WORK TO COMPLETE:
Your task is to copy the listing exactly. Drop any pictures from the copy.

INFORMATION SHOWN:
==============================
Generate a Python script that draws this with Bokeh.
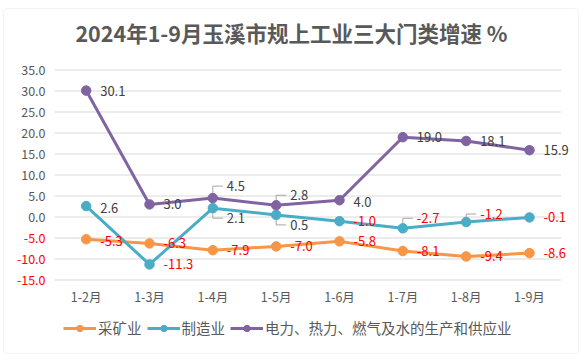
from bokeh.plotting import figure
from bokeh.models import (ColumnDataSource, Range1d, Legend, LegendItem, Label, BoxAnnotation)
from bokeh.core.properties import value
from bokeh.embed import file_html
from bokeh.resources import INLINE

months = ["1-2月", "1-3月", "1-4月", "1-5月", "1-6月", "1-7月", "1-8月", "1-9月"]
mining = [-5.3, -6.3, -7.9, -7.0, -5.8, -8.1, -9.4, -8.6]
manufacturing = [2.6, -11.3, 2.1, 0.5, -1.0, -2.7, -1.2, -0.1]
utilities = [30.1, 3.0, 4.5, 2.8, 4.0, 19.0, 18.1, 15.9]
series_names = ["采矿业", "制造业", "电力、热力、燃气及水的生产和供应业"]
yticks = [-15, -10, -5, 0, 5, 10, 15, 20, 25, 30, 35]
title = "2024年1-9月玉溪市规上工业三大门类增速 %"

colors = ["#F79646", "#4BACC6", "#8064A2"]
FONT = "Noto Sans CJK SC"
GRAY = "#595959"
RED = "#FF0000"
W, H = 583, 359
X0, X1, Y0, Y1 = -1.353, 7.853, -33.93, 51.55

# frame covers the whole canvas; ranges chosen so the plot area sits like the original
p = figure(width=W, height=H, x_range=Range1d(X0, X1), y_range=Range1d(Y0, Y1),
           output_backend="svg", toolbar_location=None, min_border=0)
p.axis.visible = False
p.grid.visible = False
p.outline_line_color = None
px_x = W / (X1 - X0)   # pixels per x unit
px_y = H / (Y1 - Y0)   # pixels per y unit

xs = list(range(len(months)))
x_lo, x_hi = -0.5, len(months) - 0.5

# outer chart border
p.add_layout(BoxAnnotation(left=3, right=578, bottom=6, top=351,
                           left_units="screen", right_units="screen",
                           bottom_units="screen", top_units="screen",
                           fill_alpha=0, line_color="#D9D9D9", line_width=1,
                           border_radius=4))

# horizontal gridlines
p.segment(x0=[x_lo] * len(yticks), x1=[x_hi] * len(yticks), y0=yticks, y1=yticks,
          line_color="#D9D9D9", line_width=1)

# y tick labels (negatives red)
p.text(x=[x_lo] * len(yticks), y=yticks, text=[f"{v:.1f}" for v in yticks],
       x_offset=-9, text_align="right", text_baseline="middle",
       text_color=[RED if v < 0 else GRAY for v in yticks],
       text_font=value(FONT), text_font_size="12.5px")

# x tick labels
p.text(x=xs, y=[yticks[0]] * len(xs), text=months, y_offset=17,
       text_align="center", text_baseline="middle", text_color=GRAY,
       text_font=value(FONT), text_font_size="12.5px")

all_series = [mining, manufacturing, utilities]

# data labels (screen offsets: positive y_offset moves down)
dy_special = {(1, 2): 10, (1, 3): 10, (1, 5): -10, (1, 6): -8,
              (2, 2): -12, (2, 3): -10, (2, 4): 2, (0, 0): 2, (1, 0): 2}
lx, ly, lt, lc, loy = [], [], [], [], []
lead_x, lead_y = [], []
for si, vals in enumerate(all_series):
    for i, v in enumerate(vals):
        oy = dy_special.get((si, i), 0)
        lx.append(xs[i]); ly.append(v); lt.append(f"{v:.1f}")
        lc.append(RED if v < 0 else "#404040")
        loy.append(oy)
        if abs(oy) >= 8:  # leader line: vertical from marker, then short horizontal
            s = -1 if oy < 0 else 1
            y_start = v - s * 5 / px_y
            y_end = v - oy / px_y
            lead_x.append([xs[i], xs[i], xs[i] + 10 / px_x])
            lead_y.append([y_start, y_end, y_end])
p.multi_line(lead_x, lead_y, line_color="#A6A6A6", line_width=1)

items = []
for name, vals, col in zip(series_names, all_series, colors):
    src = ColumnDataSource(dict(x=xs, y=vals))
    r1 = p.line("x", "y", source=src, line_color=col, line_width=3)
    r2 = p.scatter("x", "y", source=src, size=9.5, fill_color=col, line_color=col)
    items.append(LegendItem(label=name, renderers=[r1, r2]))

lsrc = ColumnDataSource(dict(x=lx, y=ly, t=lt, c=lc, oy=loy))
p.text(x="x", y="y", text="t", source=lsrc, x_offset=14, y_offset="oy",
       text_align="left", text_baseline="middle", text_color="c",
       text_font=value(FONT), text_font_size="13px")

# title
p.add_layout(Label(x=291, y=327, x_units="screen", y_units="screen", text=title,
                   text_align="center", text_baseline="middle", text_color=GRAY,
                   text_font=FONT, text_font_size="21.5px", text_font_style="bold"))

legend = Legend(items=items, orientation="horizontal", location=(63, 21),
                label_text_font=FONT, label_text_font_size="14.5px", label_text_color=GRAY,
                glyph_width=33, glyph_height=16, label_height=18, spacing=5, label_standoff=2,
                padding=0, margin=0, border_line_color=None, background_fill_alpha=0)
p.add_layout(legend)

open("out.html", "w").write(file_html(p, INLINE))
==============================
THE SOLUTION:
Generate a Python script that draws this with Bokeh.
from bokeh.plotting import figure
from bokeh.models import (ColumnDataSource, Range1d, Legend, LegendItem, Label, BoxAnnotation)
from bokeh.core.properties import value
from bokeh.embed import file_html
from bokeh.resources import INLINE

months = ["1-2月", "1-3月", "1-4月", "1-5月", "1-6月", "1-7月", "1-8月", "1-9月"]
mining = [-5.3, -6.3, -7.9, -7.0, -5.8, -8.1, -9.4, -8.6]
manufacturing = [2.6, -11.3, 2.1, 0.5, -1.0, -2.7, -1.2, -0.1]
utilities = [30.1, 3.0, 4.5, 2.8, 4.0, 19.0, 18.1, 15.9]
series_names = ["采矿业", "制造业", "电力、热力、燃气及水的生产和供应业"]
yticks = [-15, -10, -5, 0, 5, 10, 15, 20, 25, 30, 35]
title = "2024年1-9月玉溪市规上工业三大门类增速 %"

colors = ["#F79646", "#4BACC6", "#8064A2"]
FONT = "Noto Sans CJK SC"
GRAY = "#595959"
RED = "#FF0000"
W, H = 583, 359
X0, X1, Y0, Y1 = -1.353, 7.853, -33.93, 51.55

# frame covers the whole canvas; ranges chosen so the plot area sits like the original
p = figure(width=W, height=H, x_range=Range1d(X0, X1), y_range=Range1d(Y0, Y1),
           output_backend="svg", toolbar_location=None, min_border=0)
p.axis.visible = False
p.grid.visible = False
p.outline_line_color = None
px_x = W / (X1 - X0)   # pixels per x unit
px_y = H / (Y1 - Y0)   # pixels per y unit

xs = list(range(len(months)))
x_lo, x_hi = -0.5, len(months) - 0.5

# outer chart border
p.add_layout(BoxAnnotation(left=3, right=578, bottom=6, top=351,
                           left_units="screen", right_units="screen",
                           bottom_units="screen", top_units="screen",
                           fill_alpha=0, line_color="#D9D9D9", line_width=1,
                           border_radius=4))

# horizontal gridlines
p.segment(x0=[x_lo] * len(yticks), x1=[x_hi] * len(yticks), y0=yticks, y1=yticks,
          line_color="#D9D9D9", line_width=1)

# y tick labels (negatives red)
p.text(x=[x_lo] * len(yticks), y=yticks, text=[f"{v:.1f}" for v in yticks],
       x_offset=-9, text_align="right", text_baseline="middle",
       text_color=[RED if v < 0 else GRAY for v in yticks],
       text_font=value(FONT), text_font_size="12.5px")

# x tick labels
p.text(x=xs, y=[yticks[0]] * len(xs), text=months, y_offset=17,
       text_align="center", text_baseline="middle", text_color=GRAY,
       text_font=value(FONT), text_font_size="12.5px")

all_series = [mining, manufacturing, utilities]

# data labels (screen offsets: positive y_offset moves down)
dy_special = {(1, 2): 10, (1, 3): 10, (1, 5): -10, (1, 6): -8,
              (2, 2): -12, (2, 3): -10, (2, 4): 2, (0, 0): 2, (1, 0): 2}
lx, ly, lt, lc, loy = [], [], [], [], []
lead_x, lead_y = [], []
for si, vals in enumerate(all_series):
    for i, v in enumerate(vals):
        oy = dy_special.get((si, i), 0)
        lx.append(xs[i]); ly.append(v); lt.append(f"{v:.1f}")
        lc.append(RED if v < 0 else "#404040")
        loy.append(oy)
        if abs(oy) >= 8:  # leader line: vertical from marker, then short horizontal
            s = -1 if oy < 0 else 1
            y_start = v - s * 5 / px_y
            y_end = v - oy / px_y
            lead_x.append([xs[i], xs[i], xs[i] + 10 / px_x])
            lead_y.append([y_start, y_end, y_end])
p.multi_line(lead_x, lead_y, line_color="#A6A6A6", line_width=1)

items = []
for name, vals, col in zip(series_names, all_series, colors):
    src = ColumnDataSource(dict(x=xs, y=vals))
    r1 = p.line("x", "y", source=src, line_color=col, line_width=3)
    r2 = p.scatter("x", "y", source=src, size=9.5, fill_color=col, line_color=col)
    items.append(LegendItem(label=name, renderers=[r1, r2]))

lsrc = ColumnDataSource(dict(x=lx, y=ly, t=lt, c=lc, oy=loy))
p.text(x="x", y="y", text="t", source=lsrc, x_offset=14, y_offset="oy",
       text_align="left", text_baseline="middle", text_color="c",
       text_font=value(FONT), text_font_size="13px")

# title
p.add_layout(Label(x=291, y=327, x_units="screen", y_units="screen", text=title,
                   text_align="center", text_baseline="middle", text_color=GRAY,
                   text_font=FONT, text_font_size="21.5px", text_font_style="bold"))

legend = Legend(items=items, orientation="horizontal", location=(63, 21),
                label_text_font=FONT, label_text_font_size="14.5px", label_text_color=GRAY,
                glyph_width=33, glyph_height=16, label_height=18, spacing=5, label_standoff=2,
                padding=0, margin=0, border_line_color=None, background_fill_alpha=0)
p.add_layout(legend)

open("out.html", "w").write(file_html(p, INLINE))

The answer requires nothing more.